Me: Our best fuzzy matching algorithms still leave a lot on the table GPT: Hold my beer

May 9, 2023 · 1:20 PM UTC

The conversation went like this: GPT: Maybe you should try a Levenshtein algorithm, here's some python code that might be helpful. Me: Can't you just look at the names and do it? GPT: Ok fine, here you go.
Replying to @paulnovosad
How many tokens was the dataset? I worry about hitting limits
I think the strategy would be to do it a few chunks at a time. TBH this is probably the ideal use case where you have small groups. With thousands of obs on one side of the merge I think it would have a harder time. Though I suppose you could also break that job into pieces...
Replying to @paulnovosad
Do you have any idea how to scale this? I have 14 million names and I know GPT does a good job on those if I break them into small chunks, but I'm not sure how to best feed this to GPT through the API without having a conversation first and without having to split it into chunks.
Work manually with small samples to refine the prompt until you really like the result. Then send your data to it in chunks using the API. If you have 14 million names, it might be too costly to be worthwhile — maybe wait 6 months for a version that'll run on your laptop.
Replying to @paulnovosad
I had success experimenting with this, but I was trying to figure out how to deal with so many potential matches and adding other variables to help the match. Did you do anything to nudge it that way?

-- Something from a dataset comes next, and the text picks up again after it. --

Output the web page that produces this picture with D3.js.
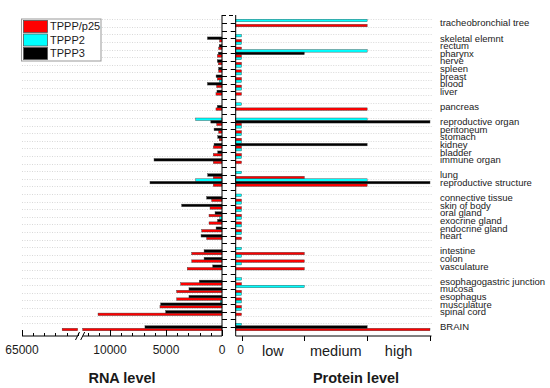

I haven't looked into it much, I guess it would take some specific tuning for every version of the problem...
Replying to @paulnovosad
Is this fancy ChatGPT with plugins that allow you to upload data etc? Or just copy paste into plain vanilla window? Seems similar to find closest match among strings but with explanation for each. nice for comments and replication. But still need to check correctness ex-post.